The case proceeds in four stages.

(1) Drawing on earlier work,[1] I argue that Zhuangzi’s creative metaphors exemplify discernible metamorphoses which in their most primitive shape are ways of transformation at work in nature at large. This takes us beyond the now common belief that these processes are special human possessions. It also takes us beyond any more Romantic reading of the Zhuangzi that might appreciate that the imagination[2] somehow darkly manifests the formative powers of nature. It leads to a more philosophical articulation of the “root,” the “magic storehouse,” etc. that is said to exist before the formation of things.

(2) I distinguish five basic sorts of imaginative transforms[3]—and then consider examples of each kind from the Zhuangzi. This approach is offered in contrast to those recent cognitivist approaches which do not plumb the forms of transformation at play within the body schmata they use to interpret Zhuangzi particularly and to understand the mind more generally.[4]

(3) Exploring a definite non-representational use of language, this reading moves us beyond readings in which any language regarding the Dao must falsify it. Skill with the ways of change can be manifest in and through imaginative language. Zhuangzi shows us in the practice of using language what it is to be “without essentials” (82) and at the “axis of the Way”.[5]

(4) Finally—and more briefly—I say a little something about the implications of this approach for the enactments and skills of self. To remember the self is to establish through habituation and socialization a stable individuality with a steady perspective that interacts in expectable ways. This process of shaping employs the natural powers as formative acts. To forget the self is to turn to these same powers as transformations. This enables us first to move between perspectives and contexts and modes of engagement, and then to generate new ones—attaining identity fluidity, living at the neutral midpoint of heaven and earth, and becoming an emissary of nature by living with and manifesting forth nature’s ways of formation and transformation.[6]

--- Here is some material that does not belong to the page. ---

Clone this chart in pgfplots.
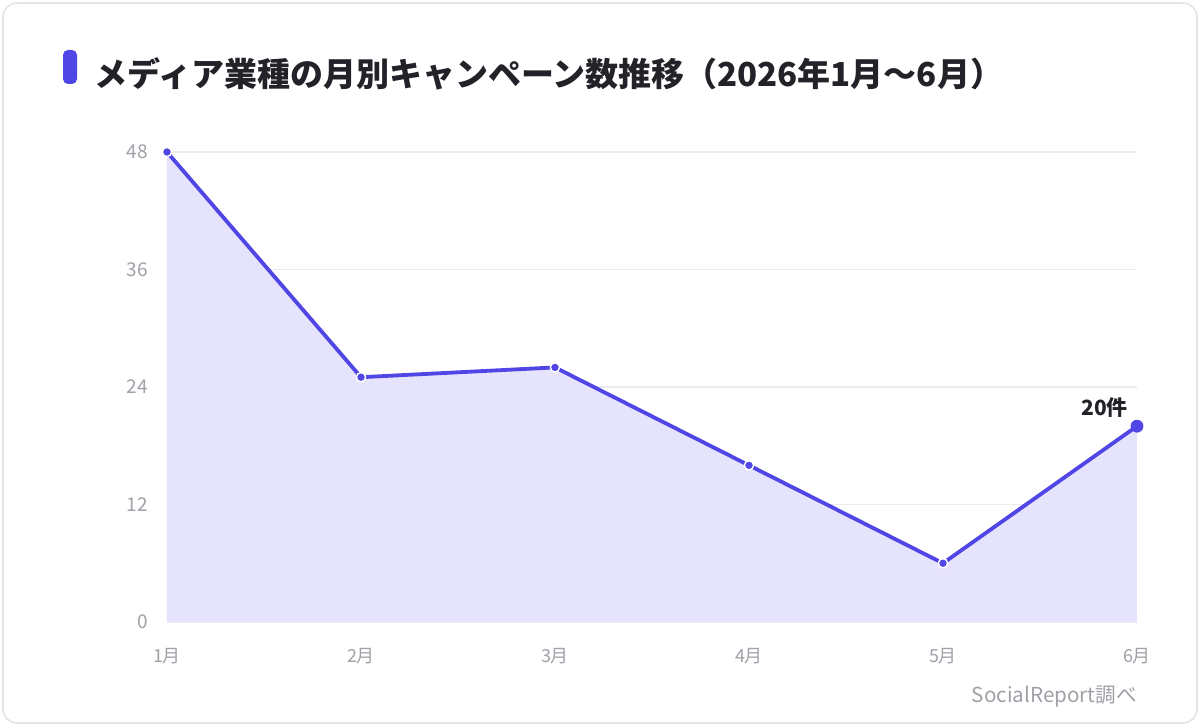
\documentclass[border=0pt]{standalone}
\usepackage{fontspec}
\setmainfont{Noto Sans CJK JP}
\usepackage{pgfplots}
\pgfplotsset{compat=1.18}

\definecolor{lineC}{RGB}{80,70,229}
\definecolor{fillC}{RGB}{230,227,252}
\definecolor{gridC}{RGB}{236,236,240}
\definecolor{tickC}{RGB}{160,160,168}
\definecolor{titleC}{RGB}{34,34,40}
\definecolor{cardC}{RGB}{228,228,234}

\begin{document}
\begin{tikzpicture}
% card, 1px = 0.5pt
\useasboundingbox (0,0) rectangle (600pt,-363pt);
\fill[white] (0,0) rectangle (600pt,-363pt);
\draw[cardC, line width=0.8pt, rounded corners=7pt] (1.5pt,-1.5pt) rectangle (598.5pt,-361.5pt);

% title
\fill[lineC, rounded corners=2.5pt] (31.5pt,-25pt) rectangle (38.5pt,-42pt);
\node[anchor=west, inner sep=0pt, text=titleC, font=\fontsize{16.5pt}{18pt}\selectfont\bfseries]
  at (47pt,-37pt) {メディア業種の月別キャンペーン数推移（2026年1月～6月）};

\begin{axis}[
  at={(83.5pt,-311pt)}, anchor=origin,
  scale only axis, width=485pt, height=235pt,
  xmin=0, xmax=5, ymin=0, ymax=48,
  axis line style={draw=none},
  xtick={0,1,2,3,4,5},
  xticklabels={1月,2月,3月,4月,5月,6月},
  ytick={0,12,24,36,48},
  major tick length=0pt,
  ymajorgrids, grid style={gridC, line width=0.6pt},
  tick label style={text=tickC},
  x tick label style={yshift=-9.5pt, font=\fontsize{9pt}{10pt}\selectfont},
  y tick label style={xshift=-6pt, font=\fontsize{9.5pt}{11pt}\selectfont},
  /pgf/number format/assume math mode=true,
  clip=false,
]
\addplot[fill=fillC, draw=none] coordinates {(0,48) (1,25) (2,26) (3,16) (4,6) (5,20)} \closedcycle;
\addplot[lineC, line width=1.9pt, mark=*, mark size=2.3pt,
  mark options={fill=lineC, draw=white, line width=0.7pt}]
  coordinates {(0,48) (1,25) (2,26) (3,16) (4,6) (5,20)};
\addplot[only marks, mark=*, mark size=3pt, mark options={fill=lineC, draw=lineC},
  nodes near coords={20件},
  every node near coord/.append style={anchor=south east, text=titleC,
    font=\fontsize{10.5pt}{12pt}\selectfont\bfseries, xshift=-1pt, yshift=1pt}]
  coordinates {(5,20)};
\end{axis}

% source note
\node[anchor=east, inner sep=0pt, text=tickC, font=\fontsize{10.3pt}{12pt}\selectfont]
  at (568.5pt,-348.5pt) {SocialReport調べ};
\end{tikzpicture}
\end{document}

Along the way, the approach to the Zhuangzi’s metaphors by Allinson, Slingerland, and Chong are discussed, with a particular focus on Chong’s and Slingerland’s leaning on body schema cognitivistically construed. I argue we can do better. We will understand the Zhuangzi inadequately if we fixate on such schemata without following how he uses, imaginatively and revealingly, these natural forms of transformation to surpass convention, open the axis, and root the source.

This account takes us beyond readings which appreciate the Zhuangzi’s imperative to self-transformation and ideal of formlessness but leave these vaguer than need be. It also disabuses us of readings that try to constrain the Zhuangzi within the bounds of ‘perspectivism’ or ‘contextualism’ or ‘relativism,’ since the transforms set but also shift perspectives and contexts, define but also redefine the boundaries of individuals and kinds. To take root in the ways of change manifested in what we call ‘imagination’ (and in nature at large) is to transcend the relativities of context and perspective and situated exchange by immersion in the Dao, their upsurging resource.[7]

In this manner, the way-faring sage functions as an envoy of the Dao. She can do so in part as Zhuangzi does in part: in and through a use of imaginative language which manifests primitive forms of change that are nature’s own means of transformation.[8]

[1] See “The Generation and Destruction of Categories” (in Categories: Historical and Systematic Essays (Ed. Gorman, M. and J. Sanford. Washington, D.C.: Catholic University of America Press, 2004, 238-267) and “Platonism in the Means of Construction” (1998 Meeting of the Central Division of the American Philosophical Association and 1998 Meeting of the World Congress of Philosophy) and Wittgenstein and Philosophical Signification (diss., Vanderbilt Univ. 1991). See also “Righting the Names of Change” infra.

[2] Neither proposing nor presupposing a faculty psychology, I mean by ‘imagination’ here a group of powers of variance by which experience and practice are transformed. (See “Reason, Imagination, and Reality” [2009 meeting of the Metaphysical Society of America, Emory University, Atlanta] for discussion of three senses of imagination in contrast with three senses of rationality.)

[3] Importive transforms alter the boundaries that define individuals and kinds; contextual or ‘comportive’ transforms shift contexts; aspective or ‘apportive’ transforms are those which trope partitivities (settled patterns of selection and sampling, the partialities of relationship) and hence change perspective; purportive transforms alter the purposes that shape narratives and intentions and biotic functions, and ‘transportive’ are those which modify transactions of exchange, natural or social. See references in note one above.

[4] In “Second Wave Consilience and Deep Vertical Integration” (2016 meeting of the Northern new England Philosophy Association) I call this approach, in reference to the cognitivism of Slingerland and others, “speculative cognitivism.”

[5] See “Better than Ethics? The Way of Moral Power” (2013 meeting of the Metaphysical Society of America, College of the Holy Cross, Worcester, MA).

[6] Eventually one can forget all and rest in the permanent homeland of the changeless forms of change; though this last is not my quarry here, I do say just a little in passing about the way sitting-forgetting functions in this account.

[7] Centering and balance and harmony and so on are best understood in the thick of these processes of transformation, rather than in relation to defined perspectives and contexts and relativities; the axis of Dao is their pivot. I say more about this, in relation to Zhuangzi and in relation to the Neosocratic metaphysics of reflexivity, in “Better than Ethics?” supra, which explores the inner bond of the ‘ways’ and the norms, and “Rewilding Imagination” in process.

[8] See also “Righting the Names of Change” (Journal of Chinese Philosophy 36 (1) March, 2009: 9-29), in which I relate these natural transforms to some of the forms of change in the Yi Jing. Though this earlier essay is not prerequisite to the present case, it does support it.